3.10.10

If things had gone as Hannah, his mother, had hoped, there would have been a big family gathered around the table, working together on the hof with the Kindred, worshipping together on the Lord’s Day, eating and laughing and listening to stories by lamplight together in the evenings. But it hadn’t been that way.
 
Eb, her firstborn, thrived, but there had been something wrong. She had seven more babies, but one after another, every time, they died. Now, she had heard, folks can fix the problem, they can do something about it: but when Hannah was mourning her children, laying them one by one in the earth under the oak trees up on the hill, it was a mystery. 

So there was only Sam, her husband, and Eb. And then Sam was killed in a fire, trying to save the calves out of somebody’s barn. It wasn’t the smoke, or the flames, but a beam that came crashing down. So then that just left Hannah and Eb. Only the two of them. Hannah refused to be possessive; she would not be afraid and she would not cling, because she did not see either of those things in the life of Jesus. She saw only peace and trust and courage; and her feet followed where her eyes looked.

Hannah had learned to live with grief as a candle that burns always and forever in the heart’s holy of holies. Surgeons, she knew, in the world of human beings, could cut an ailing heart out of a sick man’s body and give him another human heart – a pig’s heart even. Surgeons could stitch on tubes of flesh and insert tubes of plastic, when a heart went wrong. But for all that surgery and sophisticated expertise, no-one had never seen the holy of holies at the heart of a heart; even though surely, that is what a heart is for. But Hannah knew that hidden sanctuary was there. She knew because of this candle that burned always upon the altar in the depths of her. A light inside you is beautiful; it shines kindly through your eyes; but it hurts too – and the kindness you can never see for yourself, but you certainly feel the pain.

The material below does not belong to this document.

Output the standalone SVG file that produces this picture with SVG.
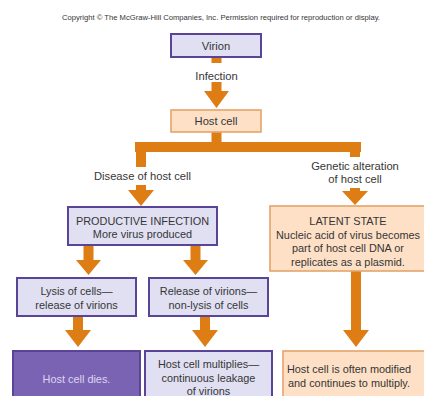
<svg xmlns="http://www.w3.org/2000/svg" width="424" height="396" viewBox="0 0 424 396">
<style>
text{font-family:"Liberation Sans",Arial,sans-serif;fill:#363636;text-anchor:middle}
.t{font-size:11.2px}
.s{font-size:10.9px}
.pb{fill:#e0e0f2;stroke:#5a4496;stroke-width:2}
.ob{fill:#fde0c6;stroke:#e5a469;stroke-width:1.6}
.dk{fill:#7b63b3;stroke:#5a4496;stroke-width:2}
.ar{fill:#de7d14}
</style>
<rect width="424" height="396" fill="#ffffff"/>
<text x="221" y="19.5" font-size="6.8" textLength="318" lengthAdjust="spacingAndGlyphs" fill="#333">Copyright © The McGraw-Hill Companies, Inc. Permission required for reproduction or display.</text>
<g id="connectors" class="ar">
<rect x="211.5" y="57" width="10" height="6"/>
<polygon points="211.5,82 221.5,82 221.5,91 229,91 216.5,108 204,91 211.5,91"/>
<rect x="211.5" y="132" width="10" height="12"/>
<rect x="135" y="142" width="226" height="10"/>
<rect x="136" y="142" width="10" height="25"/>
<rect x="350" y="142" width="10" height="15"/>
<polygon points="136,185 146,185 146,190 154,190 141,206 128,190 136,190"/>
<polygon points="350,188 360,188 360,191 368,191 355,205 342,191 350,191"/>
<polygon points="83.5,245 93.5,245 93.5,260 101,260 88.5,275 76,260 83.5,260"/>
<polygon points="190.5,245 200.5,245 200.5,260 208,260 195.5,275 183,260 190.5,260"/>
<polygon points="73,316 83,316 83,330 91,330 78,347 65,330 73,330"/>
<polygon points="200,316 210,316 210,330 218,330 205,347 192,330 200,330"/>
<polygon points="351,271 361,271 361,330 369,330 356,347 343,330 351,330"/>
</g>
<g id="labels">
<text class="t" x="216.5" y="80">Infection</text>
<text class="t" x="142.5" y="180">Disease of host cell</text>
<text class="t" x="355" y="170">Genetic alteration</text>
<text class="t" x="355" y="183">of host cell</text>
</g>
<g id="virion"><rect class="pb" x="171" y="34" width="90" height="23"/><text class="t" x="216" y="49.5">Virion</text></g>
<g id="host-cell"><rect class="ob" x="171" y="110" width="90" height="22"/><text class="t" x="216" y="124.5">Host cell</text></g>
<g id="productive"><rect class="pb" x="68" y="207" width="149" height="38"/><text class="s" x="142.5" y="224.5">PRODUCTIVE INFECTION</text><text class="s" x="142.5" y="238">More virus produced</text></g>
<g id="latent"><rect class="ob" x="270" y="206" width="160" height="65"/><text class="s" x="348" y="225">LATENT STATE</text><text class="s" x="348" y="238.5">Nucleic acid of virus becomes</text><text class="s" x="348" y="252">part of host cell DNA or</text><text class="s" x="348" y="265.5">replicates as a plasmid.</text></g>
<g id="lysis"><rect class="pb" x="17" y="278" width="119" height="38"/><text class="s" x="76.5" y="294.5">Lysis of cells—</text><text class="s" x="76.5" y="308.5">release of virions</text></g>
<g id="release"><rect class="pb" x="149" y="278" width="119" height="38"/><text class="s" x="208.5" y="294.5">Release of virions—</text><text class="s" x="208.5" y="308.5">non-lysis of cells</text></g>
<g id="dies"><rect class="dk" x="13" y="351" width="127" height="50"/><text class="s" x="76.5" y="383" style="fill:#ddd6f2">Host cell dies.</text></g>
<g id="multiplies"><rect class="pb" x="145" y="351" width="127" height="50"/><text class="s" x="208.5" y="368">Host cell multiplies—</text><text class="s" x="208.5" y="381.5">continuous leakage</text><text class="s" x="208.5" y="394.5">of virions</text></g>
<g id="modified"><rect class="ob" x="283" y="351" width="147" height="50"/><text class="s" x="349" y="373">Host cell is often modified</text><text class="s" x="349" y="386.5">and continues to multiply.</text></g>
</svg>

She had learned in those terrible days of her children dying, when she had thought she might go out of her mind with grief, that the remedy is in stillness. She had learned to possess herself in stillness, to stay only in the present moment, think only of what lay before her. So she would look at the fleece twisting into yarn as she spun it; at the steam rising from the pot as she stirred it; at the sunlight slanting through the window onto the scrubbed wood of the tabletop; at the cut vegetables on the board before her; at the beauty of feathers as she plucked a bird to roast, at the new loaf that she drew from the oven. She kept her mind right there, determinedly focused on the beautiful ordinary; and somehow, she got through.